A general operations or admin role might fill within a few weeks. A senior finance role, a niche technical position, or anything requiring a specific licence or qualification takes longer, sometimes considerably longer, and that’s before you factor in notice periods if the right candidate is already employed elsewhere.
The mistake isn’t the timeline itself. It’s not planning around it. Businesses that start the search only once the current person has already left end up either rushing the process or running short-staffed for months. Starting the conversation with your agency as soon as you know a senior role is coming up, rather than after someone resigns, gives you a shortlist with real options instead of whoever happens to be available.

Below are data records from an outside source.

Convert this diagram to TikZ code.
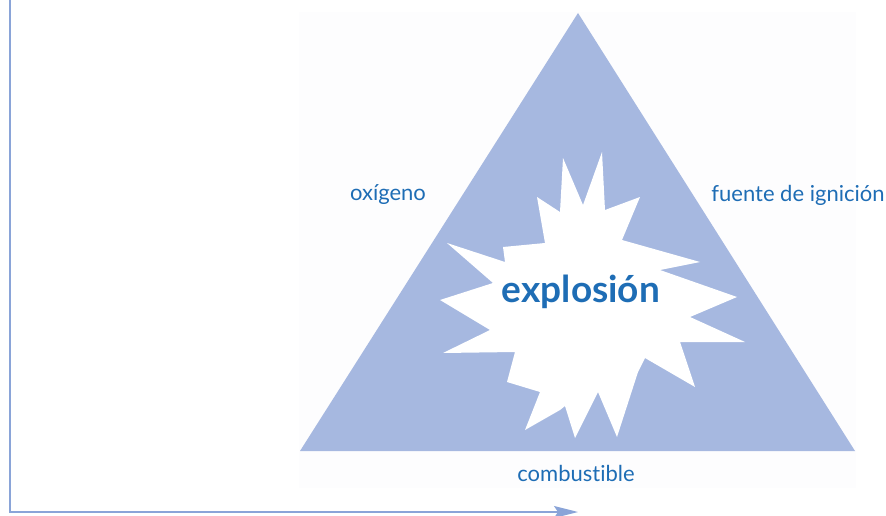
\documentclass[tikz,border=0pt]{standalone}
\usepackage{fontspec}
\setmainfont{Lato}[Ligatures=NoCommon]
\usetikzlibrary{positioning,calc,arrows.meta}
\definecolor{trifill}{HTML}{A6B8E0}
\definecolor{labelblue}{HTML}{1E6DB5}
\definecolor{flowblue}{HTML}{8AA4D8}
\definecolor{panelgray}{HTML}{FDFDFE}

\begin{document}
\begin{tikzpicture}[x=1pt,y=-1pt,
    label/.style={text=labelblue,font=\fontsize{22}{24}\selectfont,inner sep=0pt},
    centre/.style={text=labelblue,font=\fontsize{37}{40}\selectfont\bfseries,inner sep=0pt},
    flow/.style={draw=flowblue,line width=1.4pt,-{Stealth[length=24pt,width=12pt,inset=4pt,fill=flowblue]}}]
\useasboundingbox (0,0) rectangle (886,516);
% faint panel behind the triangle
\fill[panelgray] (299,12) rectangle (856,488);
% fire triangle
\coordinate (apex) at (578,13);
\coordinate (bl) at (300,451);
\coordinate (br) at (855,451);
\fill[trifill] (apex) -- (br) -- (bl) -- cycle;
% starburst
\fill[white] (602,152) -- (605,210) -- (640,197) -- (622,240) -- (700,262)
  -- (660,270) -- (737,297) -- (690,317) -- (745,342) -- (680,342)
  -- (695,387) -- (645,358) -- (638,372) -- (617,437) -- (598,392)
  -- (575,438) -- (565,406) -- (560,410) -- (525,430) -- (540,392)
  -- (507,382) -- (515,352) -- (443,353) -- (490,330) -- (440,300)
  -- (493,283) -- (447,243) -- (505,262) -- (503,247) -- (545,243)
  -- (537,197) -- (560,212) -- (563,158) -- (583,205) -- cycle;
% labels
\node[label] (oxigeno) at (388,195) {oxígeno};
\node[label] (ignicion) at (798,195) {fuente de ignición};
\node[label] (combustible) at (576,473) {combustible};
\node[centre] (explosion) at (581,292) {explosión};
% flow line
\coordinate (start) at (10,0);
\coordinate (tip) at (578,512);
\draw[flow] (start) |- (tip);
\end{tikzpicture}
\end{document}
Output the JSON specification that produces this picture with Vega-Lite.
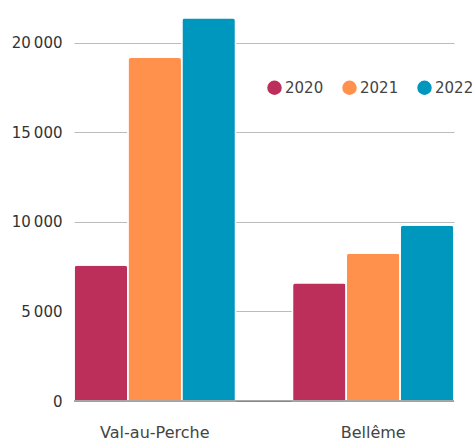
{
  "$schema": "https://vega.github.io/schema/vega-lite/v6.json",
  "width": 380,
  "height": 394,
  "autosize": {"type": "none"},
  "padding": {"left": 74, "top": 7, "right": 22, "bottom": 41},
  "background": "white",
  "config": {
    "font": "DejaVu Sans",
    "view": {"stroke": null}
  },
  "data": {
    "values": [
      {"commune": "Val-au-Perche", "annee": "2020", "valeur": 7600},
      {"commune": "Val-au-Perche", "annee": "2021", "valeur": 19200},
      {"commune": "Val-au-Perche", "annee": "2022", "valeur": 21400},
      {"commune": "Bellême", "annee": "2020", "valeur": 6600},
      {"commune": "Bellême", "annee": "2021", "valeur": 8270},
      {"commune": "Bellême", "annee": "2022", "valeur": 9830}
    ]
  },
  "layer": [
    {
      "mark": {"type": "bar", "cornerRadiusTopLeft": 3, "cornerRadiusTopRight": 3, "stroke": "white", "strokeWidth": 1.5},
      "encoding": {
        "x": {
          "field": "commune", "type": "nominal", "sort": ["Val-au-Perche", "Bellême"],
          "scale": {"paddingInner": 0.26, "paddingOuter": 0},
          "axis": {"title": null, "labelAngle": 0, "labelFontSize": 16, "labelColor": "#444", "labelPadding": 23, "ticks": false, "domain": false}
        },
        "xOffset": {"field": "annee", "type": "nominal", "scale": {"paddingInner": 0}},
        "y": {
          "field": "valeur", "type": "quantitative",
          "scale": {"domain": [0, 22000], "nice": false},
          "axis": {"title": null, "values": [0, 5000, 10000, 15000, 20000], "labelExpr": "replace(format(datum.value, ','), ',', '\u202f')", "labelFontSize": 15, "labelColor": "#333", "labelPadding": 12, "ticks": false, "domain": false, "gridColor": "#bbbbbb", "gridWidth": 1}
        },
        "color": {
          "field": "annee", "type": "nominal",
          "scale": {"domain": ["2020", "2021", "2022"], "range": ["#bc2f5b", "#ff914d", "#0097be"]},
          "legend": {"title": null, "orient": "none", "legendX": 193, "legendY": 73, "direction": "horizontal", "columns": 3, "symbolType": "circle", "symbolSize": 210, "symbolStrokeWidth": 0, "labelFontSize": 15, "labelColor": "#444", "columnPadding": 18, "labelOffset": 3}
        }
      }
    },
    {
      "data": {"values": [{"base": 0}]},
      "mark": {"type": "rule", "color": "#555", "strokeWidth": 1},
      "encoding": {"y": {"field": "base", "type": "quantitative"}}
    }
  ]
}
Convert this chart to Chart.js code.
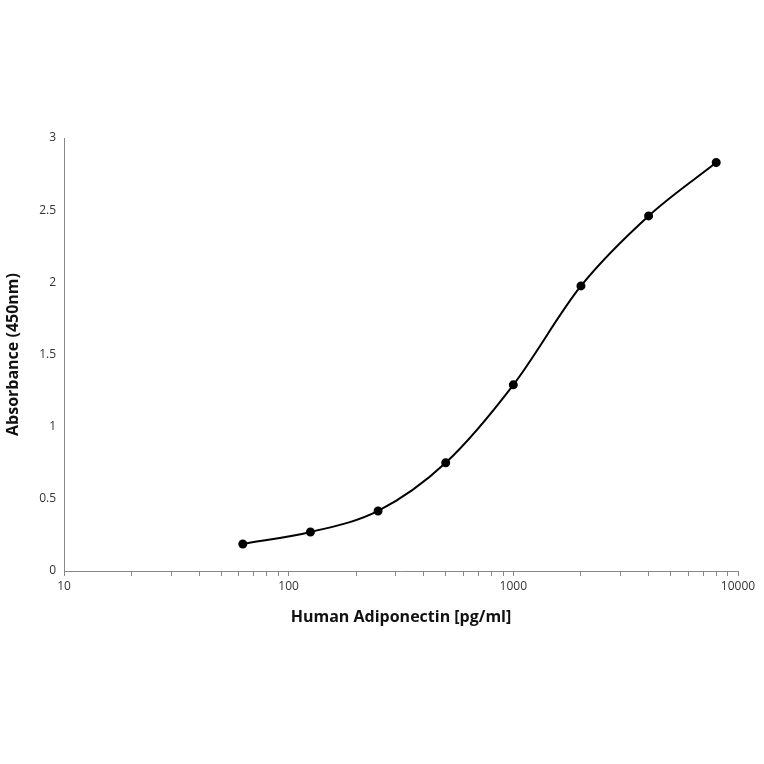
<!DOCTYPE html>
<html>
<head>
<meta charset="utf-8">
<script src="https://cdn.jsdelivr.net/npm/chart.js@4"></script>
<style>
  html, body { margin: 0; padding: 0; background: #fff; }
  #wrap { width: 764px; height: 764px; }
</style>
</head>
<body>
<div id="wrap"><canvas id="elisaChart"></canvas></div>
<script>
const concentrations = [62.5, 125, 250, 500, 1000, 2000, 4000, 8000];
const absorbance = [0.187, 0.27, 0.416, 0.75, 1.29, 1.975, 2.46, 2.83];
const xTickLabels = [10, 100, 1000, 10000];

const font = { family: '"Open Sans", sans-serif' };

new Chart(document.getElementById('elisaChart'), {
  type: 'line',
  data: {
    datasets: [
      {
        data: concentrations.map((x, i) => ({ x, y: absorbance[i] })),
        borderColor: '#000',
        backgroundColor: '#000',
        borderWidth: 2,
        pointRadius: 3.5,
        pointHoverRadius: 3.5,
        cubicInterpolationMode: 'monotone',
        fill: false,
      },
    ],
  },
  options: {
    responsive: true,
    maintainAspectRatio: false,
    animation: false,
    layout: { padding: { top: 138, right: 26, bottom: 133, left: 0 } },
    scales: {
      x: {
        type: 'logarithmic',
        min: 10,
        max: 10000,
        afterFit: (scale) => { scale.height = 60; },
        afterBuildTicks: (scale) => {
          const ticks = [];
          for (let d = 10; d < 10000; d *= 10) {
            for (let m = 1; m < 10; m += 1) ticks.push({ value: d * m });
          }
          ticks.push({ value: 10000 });
          scale.ticks = ticks;
        },
        ticks: {
          autoSkip: false,
          maxRotation: 0,
          color: '#333',
          font: { ...font, size: 12 },
          callback: (value) => (xTickLabels.includes(value) ? String(value) : ''),
        },
        grid: {
          drawOnChartArea: false,
          color: '#888',
          tickLength: 5,
        },
        border: { color: '#888', width: 1 },
        title: {
          display: true,
          text: 'Human Adiponectin [pg/ml]',
          color: '#111',
          font: { ...font, size: 16, weight: 'bold' },
          padding: { top: 4 },
        },
      },
      y: {
        min: 0,
        max: 3,
        afterFit: (scale) => { scale.width = 64; },
        ticks: {
          stepSize: 0.5,
          color: '#333',
          font: { ...font, size: 12 },
          padding: 8,
          callback: (value) => String(value),
        },
        grid: { drawOnChartArea: false, drawTicks: false, color: '#888' },
        border: { color: '#888', width: 1 },
        title: {
          display: true,
          text: 'Absorbance (450nm)',
          color: '#111',
          font: { ...font, size: 16, weight: 'bold' },
          padding: { bottom: 2 },
        },
      },
    },
    plugins: {
      legend: { display: false },
      tooltip: { enabled: false },
    },
  },
});
</script>
</body>
</html>
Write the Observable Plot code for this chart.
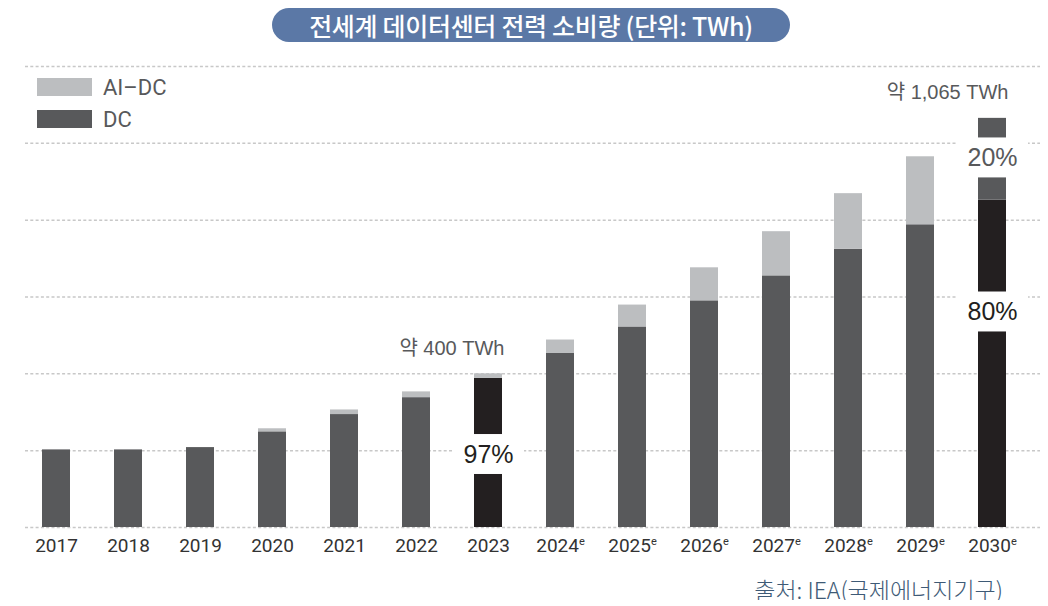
<!DOCTYPE html>
<html>
<head>
<meta charset="utf-8">
<script src="https://cdn.jsdelivr.net/npm/d3@7"></script>
<script src="https://cdn.jsdelivr.net/npm/@observablehq/plot@0.6"></script>
<style>
  html, body { margin: 0; padding: 0; background: #fff; }
  #wrap { position: relative; width: 1048px; height: 600px; }
  #titlebar { height: 56px; position: relative; }
  #title {
    position: absolute; left: 272px; top: 8px; width: 518px; height: 34px;
    border-radius: 17px; background: #5b78a6; color: #fff;
    font: 500 25px "Noto Sans CJK KR", sans-serif;
    display: flex; align-items: center; justify-content: center; letter-spacing: -0.3px;
  }
  #chart svg { display: block; }
  #legend { position: absolute; left: 37px; top: 78px; }
  .item { display: flex; align-items: center; height: 18px; margin-bottom: 14px; }
  .sw { width: 55px; height: 18px; margin-right: 11px; }
  .lab { font: 22px Roboto, sans-serif; color: #58595b; }
  #caption {
    position: absolute; right: 45px; top: 572px; line-height: 26px;
    font: 300 23px "Noto Sans CJK KR", sans-serif; color: #3e5a76; letter-spacing: 0px; white-space: nowrap;
  }
</style>
</head>
<body>
<div id="wrap">
  <div id="titlebar"><div id="title">전세계 데이터센터 전력 소비량 (단위: TWh)</div></div>
  <div id="chart"></div>
  <div id="legend"></div>
  <div id="caption">출처: IEA(국제에너지기구)</div>
</div>
<script>
// ---- data ----
const years = ["2017","2018","2019","2020","2021","2022","2023","2024","2025","2026","2027","2028","2029","2030"];
const firstEstimateYear = "2024";
const dcValues = [202, 202, 208, 249, 294, 338, 388, 453, 522, 590, 655, 724, 788, 852];
const aiValues = [0, 0, 0, 8, 12, 15, 12, 35, 57, 86, 115, 145, 177, 213];
const seriesNames = ["DC", "AI-DC"];
const legendNames = ["AI–DC", "DC"];
const yTicks = [0, 200, 400, 600, 800, 1000, 1200];
const totalYears = ["2023", "2030"];
const totalTexts = ["약 400 TWh", "약 1,065 TWh"];
const totalValues = [400, 1065];
const shareYears = ["2023", "2030", "2030"];
const shareSeries = ["DC", "DC", "AI-DC"];
const shareTexts = ["97%", "80%", "20%"];
const shareAt = [190, 561, 962];

// ---- styles ----
const colorDC = "#58595b", colorAI = "#bcbec0", colorDark = "#231f20";
function barColor(year, series) {
  if (year === "2030") return series === "DC" ? colorDark : colorDC;
  if (year === "2023") return series === "DC" ? colorDark : colorAI;
  return series === "DC" ? colorDC : colorAI;
}

const rows = [];
years.forEach((y, i) => {
  rows.push({year: y, series: "DC", value: dcValues[i], color: barColor(y, "DC")});
  rows.push({year: y, series: "AI-DC", value: aiValues[i], color: barColor(y, "AI-DC")});
});
const totals = totalYears.map((y, i) => ({year: y, total: totalValues[i], text: totalTexts[i]}));
const shares = shareYears.map((y, i) => ({year: y, series: shareSeries[i], text: shareTexts[i], at: shareAt[i]}));
const boxHalf = 52;

const plot = Plot.plot({
  width: 1048,
  height: 505,
  marginLeft: 25,
  marginRight: 8,
  marginTop: 10,
  marginBottom: 34,
  style: {fontFamily: "Roboto, sans-serif", fontSize: "18px", color: "#333", background: "white", overflow: "visible"},
  x: {type: "band", domain: years, paddingInner: 0.611, paddingOuter: 0.354, align: 0.333, axis: null, label: null},
  y: {domain: [0, 1200], axis: null},
  color: {type: "identity"},
  marks: [
    Plot.ruleY(yTicks, {stroke: "#c8c8c8", strokeWidth: 1.5, strokeDasharray: "3,2.3"}),
    Plot.barY(rows, {x: "year", y: "value", z: "series", fill: "color", order: seriesNames}),
    Plot.barY(shares, {x: "year", y1: d => d.at - boxHalf, y2: d => d.at + boxHalf, fill: "white", insetLeft: -22, insetRight: -22}),
    Plot.text(shares, {x: "year", y: "at", text: "text", fontSize: 25, fontFamily: "'Liberation Sans', Arial, sans-serif",
      fill: d => d.series === "DC" ? colorDark : colorDC}),
    Plot.text(totals, {x: "year", y: "total", text: "text", textAnchor: "end", lineAnchor: "bottom", dx: 16, dy: -19,
      fontSize: 20, fontFamily: "'Liberation Sans', 'Noto Sans CJK KR', sans-serif", fill: colorDC}),
    Plot.axisX({tickSize: 0, tickPadding: 11, fontSize: 19, label: null})
  ]
});
document.getElementById("chart").appendChild(plot);

// superscript "e" for estimated years
plot.querySelectorAll('[aria-label="x-axis tick label"] text').forEach(t => {
  const label = t.textContent.trim();
  if (label >= firstEstimateYear) {
    const ts = document.createElementNS("http://www.w3.org/2000/svg", "tspan");
    ts.setAttribute("font-size", "11");
    ts.setAttribute("dy", "-7");
    ts.textContent = "e";
    t.appendChild(ts);
  }
});

// legend
const legend = document.getElementById("legend");
[[legendNames[0], colorAI], [legendNames[1], colorDC]].forEach(([name, c]) => {
  const it = document.createElement("div");
  it.className = "item";
  it.innerHTML = `<div class="sw" style="background:${c}"></div><div class="lab">${name}</div>`;
  legend.appendChild(it);
});
</script>
</body>
</html>
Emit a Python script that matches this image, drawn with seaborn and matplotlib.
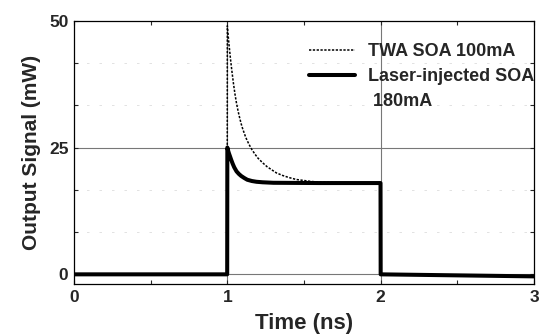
import matplotlib
matplotlib.use("Agg")
import matplotlib.pyplot as plt
import pandas as pd
import seaborn as sns
from matplotlib.lines import Line2D
from matplotlib.ticker import MultipleLocator

# Values
twa_time = [0.0, 0.999, 1.0, 1.005, 1.01, 1.015, 1.02, 1.03, 1.04, 1.05, 1.06, 1.07,
            1.08, 1.09, 1.10, 1.12, 1.14, 1.16, 1.18, 1.20, 1.23, 1.26, 1.29, 1.32,
            1.36, 1.40, 1.45, 1.50, 1.55, 1.60, 1.70, 1.80, 1.90, 1.999, 2.0, 3.0]
twa_signal = [0.0, 0.0, 49.0, 47.2, 45.6, 44.1, 42.6, 40.0, 37.6, 35.5, 33.7, 32.2,
              30.9, 29.7, 28.7, 27.0, 25.7, 24.6, 23.7, 22.9, 22.0, 21.2, 20.6, 20.0,
              19.5, 19.1, 18.7, 18.5, 18.3, 18.2, 18.1, 18.05, 18.0, 18.0, 0.0, -0.4]

inj_time = [0.0, 0.999, 1.0, 1.005, 1.01, 1.017, 1.025, 1.035, 1.045, 1.06, 1.075,
            1.09, 1.11, 1.13, 1.16, 1.19, 1.23, 1.3, 1.6, 1.999, 2.0, 2.5, 3.0]
inj_signal = [0.0, 0.0, 25.0, 24.4, 23.9, 23.3, 22.6, 21.8, 21.1, 20.3, 19.8,
              19.4, 19.0, 18.65, 18.4, 18.25, 18.15, 18.05, 18.0, 18.0, 0.0, -0.2, -0.4]

sns.set_style("ticks")
plt.rcParams['font.family'] = ['Liberation Sans', 'DejaVu Sans']
plt.rcParams['font.weight'] = 'bold'

twa = pd.DataFrame({"t": twa_time, "p": twa_signal})
inj = pd.DataFrame({"t": inj_time, "p": inj_signal})

fig = plt.figure(figsize=(5.45, 3.36), dpi=100)
ax = fig.add_axes([0.1358, 0.1533, 0.844, 0.785])

# faint minor grid like the scanned original
for y in [25 / 3, 50 / 3, 100 / 3, 125 / 3]:
    ax.axhline(y, color='#dddddd', lw=0.6, ls=(0, (3, 12)), zorder=0)
for y in [0, 25]:
    ax.axhline(y, color='#777777', lw=0.8, zorder=0)
for x in [1, 2]:
    ax.axvline(x, color='#777777', lw=0.8, zorder=0)

sns.lineplot(data=twa, x="t", y="p", ax=ax, color='black', lw=1.1,
             linestyle=(0, (1.5, 1)), label="TWA SOA 100mA", sort=False)
sns.lineplot(data=inj, x="t", y="p", ax=ax, color='black', lw=2.9,
             label="Laser-injected SOA", sort=False)

ax.set_xlim(0, 3)
ax.set_ylim(-2, 50)
ax.set_xticks([0, 1, 2, 3])
ax.set_yticks([0, 25, 50])
ax.xaxis.set_minor_locator(MultipleLocator(0.5))
ax.yaxis.set_minor_locator(MultipleLocator(25 / 3))
ax.tick_params(which='both', direction='in', top=True, right=True, length=3, width=0.8)
ax.tick_params(which='major', labelsize=12.5, pad=4)
for lab in ax.get_xticklabels() + ax.get_yticklabels():
    lab.set_fontweight('bold')
for s in ax.spines.values():
    s.set_linewidth(0.9)
    s.set_color('black')

ax.set_xlabel("Time (ns)", fontsize=16, fontweight='bold', labelpad=6)
ax.set_ylabel("Output Signal (mW)", fontsize=15, fontweight='bold', labelpad=6)

# second line of the solid-curve label sits under the first, without a handle
handles, labels = ax.get_legend_handles_labels()
handles.append(Line2D([], [], color='none'))
labels.append(" 180mA")
leg = ax.legend(handles, labels, loc='upper left', bbox_to_anchor=(309 / 545, 1 - 43 / 336),
                bbox_transform=fig.transFigure, frameon=False, fontsize=13,
                handlelength=2.55, handletextpad=0.72, borderpad=0,
                borderaxespad=0, labelspacing=0.45)
for t in leg.get_texts():
    t.set_fontweight('bold')

fig.savefig("out.png", dpi=100)
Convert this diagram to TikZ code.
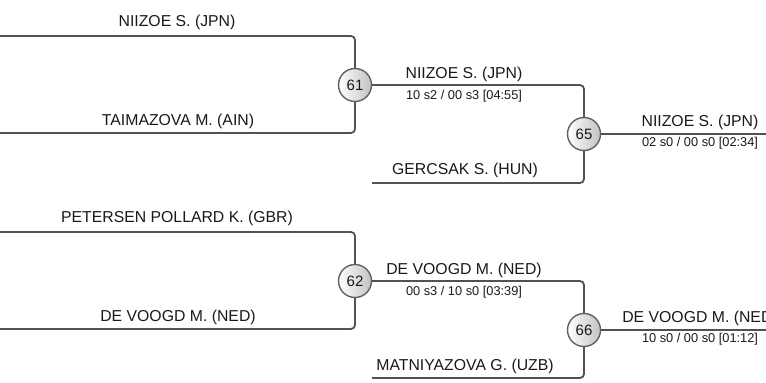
\documentclass[tikz,border=0pt]{standalone}
\usepackage{fontspec}
\setmainfont{Liberation Sans}
\begin{document}
\begin{tikzpicture}[x=1pt,y=-1pt,
  wire/.style={draw=black!68, line width=1.8pt, rounded corners=4pt},
  pool/.style={circle, draw=black!62, line width=1.4pt, minimum size=33pt, inner sep=0pt,
    left color=white, right color=black!24, font=\fontsize{15}{15}\selectfont, text=black!90},
  athlete/.style={anchor=base, inner sep=0pt, font=\fontsize{15.8}{16}\selectfont, text=black!90},
  result/.style={anchor=base, inner sep=0pt, font=\fontsize{12.8}{13}\selectfont, text=black!90}]
\useasboundingbox (0,0) rectangle (766,383);
\clip (0,0) rectangle (766,383);

% pool circles
\node[pool] (m61) at (355,85) {61};
\node[pool] (m65) at (584,134) {65};
\node[pool] (m62) at (355,281) {62};
\node[pool] (m66) at (584,330) {66};

% free ends
\coordinate (a1) at (-2,36);
\coordinate (a2) at (-2,133);
\coordinate (g1) at (372,183);
\coordinate (f65) at (770,134);
\coordinate (b1) at (-2,232);
\coordinate (b2) at (-2,329);
\coordinate (h1) at (372,378);
\coordinate (f66) at (770,330);

% connectors
\draw[wire] (a1) -| (m61);
\draw[wire] (a2) -| (m61);
\draw[wire] (m61) -| (m65);
\draw[wire] (g1) -| (m65);
\draw[wire] (m65) -- (f65);
\draw[wire] (b1) -| (m62);
\draw[wire] (b2) -| (m62);
\draw[wire] (m62) -| (m66);
\draw[wire] (h1) -| (m66);
\draw[wire] (m66) -- (f66);

% names, top half
\node[athlete] (n1) at (177,26) {NIIZOE S. (JPN)};
\node[athlete] (n2) at (178,125) {TAIMAZOVA M. (AIN)};
\node[athlete] (n3) at (464,78) {NIIZOE S. (JPN)};
\node[result] (s3) at (464,99) {10 s2 / 00 s3 [04:55]};
\node[athlete] (n4) at (465,174) {GERCSAK S. (HUN)};
\node[athlete] (n5) at (700,126) {NIIZOE S. (JPN)};
\node[result] (s5) at (700,146) {02 s0 / 00 s0 [02:34]};

% names, bottom half
\node[athlete] (n6) at (177,222) {PETERSEN POLLARD K. (GBR)};
\node[athlete] (n7) at (178,321) {DE VOOGD M. (NED)};
\node[athlete] (n8) at (464,274) {DE VOOGD M. (NED)};
\node[result] (s8) at (464,295) {00 s3 / 10 s0 [03:39]};
\node[athlete] (n9) at (465,370) {MATNIYAZOVA G. (UZB)};
\node[athlete] (n10) at (700,322) {DE VOOGD M. (NED)};
\node[result] (s10) at (700,342) {10 s0 / 00 s0 [01:12]};
\end{tikzpicture}
\end{document}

Reference checks feel like a formality once you’ve already decided someone’s right for the role. That’s exactly when they get skipped, and exactly when it matters most. A reference check isn’t there to confirm what you already believe. It’s there to catch the thing you didn’t ask about in the interview.
The same goes for right-to-work checks, qualification verification, and anything required for the specific industry, like a Working with Children Check or an NDIS worker screening clearance for roles that touch those sectors. Skipping these doesn’t just create risk. It can unravel a hire weeks in, when you’ve already invested in onboarding and they’ve already given notice at their last job.